Exactly the lines from the first line of the records to the line holding "ha='center', va='center', fontsize=11.3, color='#404040')" should be duplicated, and nothing more; pictures stay out.

:: ITEMS

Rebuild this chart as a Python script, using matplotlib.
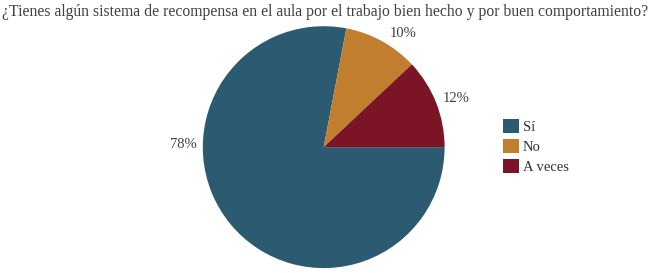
import matplotlib.pyplot as plt
import numpy as np
from matplotlib.patches import Patch

categorias = ['Sí', 'No', 'A veces']
porcentajes = [78, 10, 12]
colores = ['#2c5a70', '#c07e2e', '#7b1526']

# posicion de las etiquetas (angulo en grados, distancia relativa al radio)
ang_etiquetas = [179, 55, 20]
dist_etiquetas = [1.16, 1.15, 1.17]

plt.rcParams['font.family'] = ['Liberation Serif', 'DejaVu Serif']

fig = plt.figure(figsize=(6.5, 2.73), dpi=100)
ax = fig.add_axes([0.312, 0.018, 0.372, 0.886])

ax.pie(porcentajes, colors=colores, startangle=0, counterclock=False,
       wedgeprops=dict(linewidth=0))
ax.set_xlim(-1, 1)
ax.set_ylim(-1, 1)
ax.set_aspect('auto')

for p, a, d in zip(porcentajes, ang_etiquetas, dist_etiquetas):
    r = np.deg2rad(a)
    ax.text(d * np.cos(r), d * np.sin(r), f'{p}%', ha='center', va='center',
            fontsize=10.5, color='#404040')

fig.text(0.5, 0.955, '¿Tienes algún sistema de recompensa en el aula por el trabajo bien hecho y por buen comportamiento?',
         ha='center', va='center', fontsize=11.3, color='#404040')

handles = [Patch(facecolor=c, edgecolor='none') for c in colores]
fig.legend(handles, categorias, loc='upper left', bbox_to_anchor=(0.762, 0.592),
           frameon=False, fontsize=10.5, handlelength=1.1, handleheight=1.1,
           handletextpad=0.3, labelspacing=0.35, borderpad=0, labelcolor='#303030')

fig.savefig('out.png', dpi=100)
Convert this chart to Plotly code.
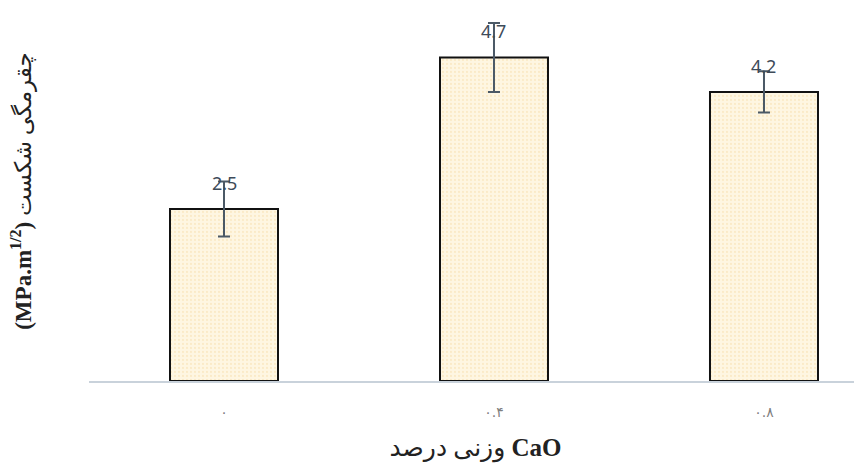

::::

_TASK RESPONSE_:
Rebuild this chart as a Python script, using matplotlib.
import matplotlib.pyplot as plt
import numpy as np
from matplotlib.patches import Patch

categorias = ['Sí', 'No', 'A veces']
porcentajes = [78, 10, 12]
colores = ['#2c5a70', '#c07e2e', '#7b1526']

# posicion de las etiquetas (angulo en grados, distancia relativa al radio)
ang_etiquetas = [179, 55, 20]
dist_etiquetas = [1.16, 1.15, 1.17]

plt.rcParams['font.family'] = ['Liberation Serif', 'DejaVu Serif']

fig = plt.figure(figsize=(6.5, 2.73), dpi=100)
ax = fig.add_axes([0.312, 0.018, 0.372, 0.886])

ax.pie(porcentajes, colors=colores, startangle=0, counterclock=False,
       wedgeprops=dict(linewidth=0))
ax.set_xlim(-1, 1)
ax.set_ylim(-1, 1)
ax.set_aspect('auto')

for p, a, d in zip(porcentajes, ang_etiquetas, dist_etiquetas):
    r = np.deg2rad(a)
    ax.text(d * np.cos(r), d * np.sin(r), f'{p}%', ha='center', va='center',
            fontsize=10.5, color='#404040')

fig.text(0.5, 0.955, '¿Tienes algún sistema de recompensa en el aula por el trabajo bien hecho y por buen comportamiento?',
         ha='center', va='center', fontsize=11.3, color='#404040')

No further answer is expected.